To make the quantum mechanical model, we need to solve the Schrödinger Equation. Recall the full form of the Schrödinger Equation:

\[\frac{-\hbar^{2}}{2m}\nabla^{2} \psi (x) + V(x) \psi (x) = E \psi (x)\]

We have already sovled for the potential energy, so now we need to determine what our wavefunctions are. Utilizing the power series method for solving differential equations and the postulates of quantum mechanics, the eigenfunctions of this hamiltonian (wavefunctions) can be derived as:

\[\psi_{v}(x)=N_{v}H{v}(y)e^{\frac{-y^{2}}{2}}\]

Where \(v\) is a new quantum number that can be any whole number (ie. 0,1,2,3,…), \(N_{v}\) is a normalization constant given by \(N_{v}=(\alpha \sqrt{\pi}2^{v}v!)^{\frac{-1}{2}}\) , \(y=\frac{x}{\alpha}\), \(H_{v}\) is the Hermite Polynomial for a give value of \(v\), and, finally, \(\alpha=(\frac{\hbar^{2}}{mk_{f}})^{\frac{1}{4}}\)

Visualizing the first few Harmonic Oscillator Wavefunctions:

In this visualization, it can be seen that the wavefunctions alternate between symetric and antisymmetric.

Now visulaizing the probability density of the wavefunctions by taking the square modulus:

\(\lvert \psi \rvert ^{2}\):

Here we can see that the probability of finding the particle extends beyond the bounds of our potential, unlike in the Particle in a Box. This is because the potential energy is not infinite, but depends on the height of the potential well. This is elucidated by noting that probability densities of lower values of \(v\) extend further past the potential than those with higher values of \(v\).

Harmonic Oscillator Energy Levels

The quantized energies (eigenfunctions of the harmonic oscillator) are given by:

\[\begin{align} E_{v}&=h \nu (v + \frac{1}{2}) \\ &=\hbar \omega (v+\frac{1}{2}) \end{align}\]

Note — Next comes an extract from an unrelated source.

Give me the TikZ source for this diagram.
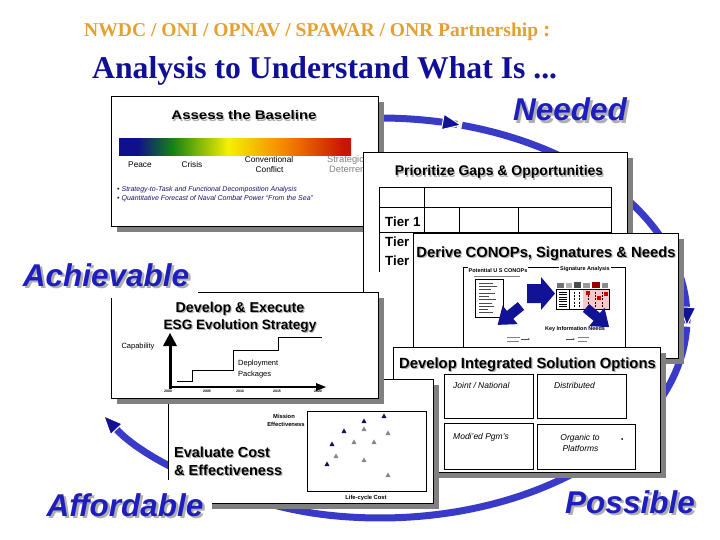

Where \(\omega=\sqrt{\frac{k_{f}}{m}}\)

Here, we see that when the quantum number \(v\) is equal to zero, the system still has energy; this is known as the zero-point energy and it is a stark contrast to the Particle in a Box quantized energy, wherein the quantum number \(n\) could not be equal to zero. Additionally, we can see that the spacing between energy levels is constant, since as \(v\) increases, \(E_{v}\) will increase linearly. This is also different than the PIB energy, where there was a square dependence on the quantum number \(n\) and the spacing between energy levels increased.